• [GOAL]
Please write out the lines of the data exactly, beginning with the first and ending with the line containing "plt.rcParams['font.family'] = ['Liberation"; leave the pictures behind.

___ RECORDED INFORMATION

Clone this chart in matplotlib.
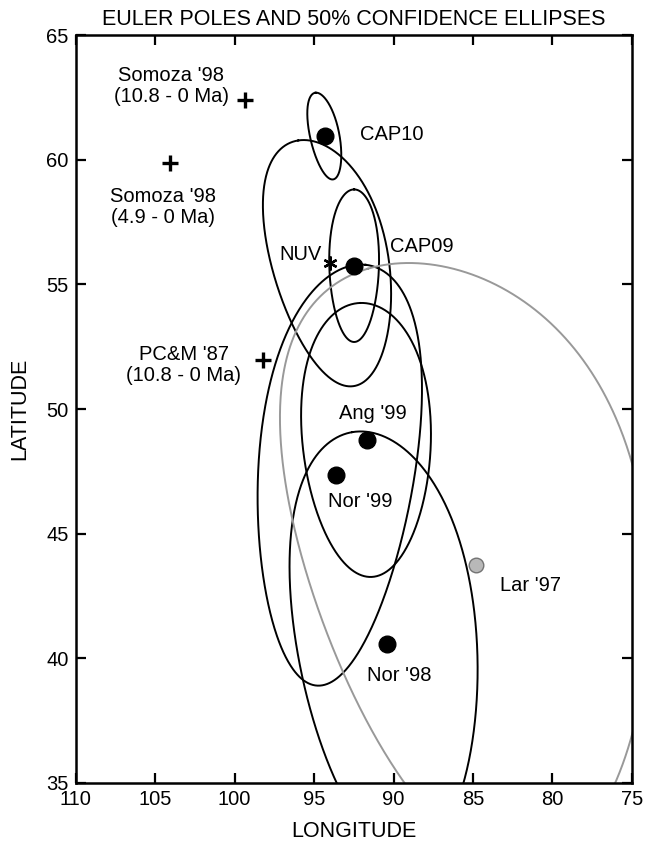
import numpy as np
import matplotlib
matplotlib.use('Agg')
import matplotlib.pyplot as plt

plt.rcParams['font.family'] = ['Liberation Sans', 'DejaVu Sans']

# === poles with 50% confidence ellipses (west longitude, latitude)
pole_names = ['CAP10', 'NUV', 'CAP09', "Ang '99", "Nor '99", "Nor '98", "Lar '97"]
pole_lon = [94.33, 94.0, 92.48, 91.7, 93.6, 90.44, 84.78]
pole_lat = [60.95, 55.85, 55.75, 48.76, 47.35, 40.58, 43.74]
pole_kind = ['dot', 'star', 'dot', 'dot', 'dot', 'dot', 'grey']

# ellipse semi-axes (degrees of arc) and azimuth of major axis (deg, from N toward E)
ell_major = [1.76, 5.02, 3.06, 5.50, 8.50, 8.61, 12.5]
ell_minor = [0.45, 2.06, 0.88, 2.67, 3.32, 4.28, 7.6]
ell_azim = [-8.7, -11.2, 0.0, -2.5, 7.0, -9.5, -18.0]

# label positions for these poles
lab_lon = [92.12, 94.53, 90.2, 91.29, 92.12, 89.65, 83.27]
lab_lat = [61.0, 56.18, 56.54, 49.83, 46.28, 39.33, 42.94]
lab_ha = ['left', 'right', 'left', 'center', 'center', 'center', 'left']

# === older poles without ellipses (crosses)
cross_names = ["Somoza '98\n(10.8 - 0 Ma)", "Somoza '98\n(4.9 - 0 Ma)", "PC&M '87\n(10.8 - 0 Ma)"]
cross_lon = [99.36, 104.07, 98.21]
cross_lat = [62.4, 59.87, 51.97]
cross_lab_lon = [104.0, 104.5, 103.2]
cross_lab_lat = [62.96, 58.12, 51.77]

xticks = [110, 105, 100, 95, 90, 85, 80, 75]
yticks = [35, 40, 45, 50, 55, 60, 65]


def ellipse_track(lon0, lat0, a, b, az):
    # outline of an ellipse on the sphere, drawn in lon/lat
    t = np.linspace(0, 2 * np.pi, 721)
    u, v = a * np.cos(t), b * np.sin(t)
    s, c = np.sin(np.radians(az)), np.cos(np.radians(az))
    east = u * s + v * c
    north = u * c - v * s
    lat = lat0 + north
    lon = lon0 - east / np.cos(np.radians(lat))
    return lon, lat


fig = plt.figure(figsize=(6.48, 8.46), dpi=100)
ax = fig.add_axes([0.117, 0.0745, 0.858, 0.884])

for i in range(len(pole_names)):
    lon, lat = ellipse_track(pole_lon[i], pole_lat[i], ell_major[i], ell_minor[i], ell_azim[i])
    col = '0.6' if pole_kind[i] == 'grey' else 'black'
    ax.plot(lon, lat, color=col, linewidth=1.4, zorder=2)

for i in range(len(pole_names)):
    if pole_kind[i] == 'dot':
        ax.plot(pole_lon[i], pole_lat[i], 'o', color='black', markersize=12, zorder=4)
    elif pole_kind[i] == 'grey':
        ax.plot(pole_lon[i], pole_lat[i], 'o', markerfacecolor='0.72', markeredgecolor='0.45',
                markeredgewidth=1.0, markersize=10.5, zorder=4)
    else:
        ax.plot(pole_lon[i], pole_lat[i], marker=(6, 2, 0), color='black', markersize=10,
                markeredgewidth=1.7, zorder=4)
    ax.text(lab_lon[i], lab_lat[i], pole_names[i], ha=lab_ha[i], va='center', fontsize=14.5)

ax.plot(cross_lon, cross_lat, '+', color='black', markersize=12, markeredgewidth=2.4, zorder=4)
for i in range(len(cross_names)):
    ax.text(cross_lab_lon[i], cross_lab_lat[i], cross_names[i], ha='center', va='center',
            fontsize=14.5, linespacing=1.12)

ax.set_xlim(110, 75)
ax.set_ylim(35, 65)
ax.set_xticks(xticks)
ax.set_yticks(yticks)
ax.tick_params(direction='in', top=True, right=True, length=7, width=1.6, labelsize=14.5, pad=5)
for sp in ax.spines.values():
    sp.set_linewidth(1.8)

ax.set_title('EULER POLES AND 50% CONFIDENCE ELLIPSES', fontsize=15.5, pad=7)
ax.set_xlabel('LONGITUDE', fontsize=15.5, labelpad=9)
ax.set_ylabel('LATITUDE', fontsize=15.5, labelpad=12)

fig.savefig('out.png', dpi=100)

______

• [WRITTEN RESPONSE]
Clone this chart in matplotlib.
import numpy as np
import matplotlib
matplotlib.use('Agg')
import matplotlib.pyplot as plt

plt.rcParams['font.family'] = ['Liberation Sans', 'DejaVu Sans']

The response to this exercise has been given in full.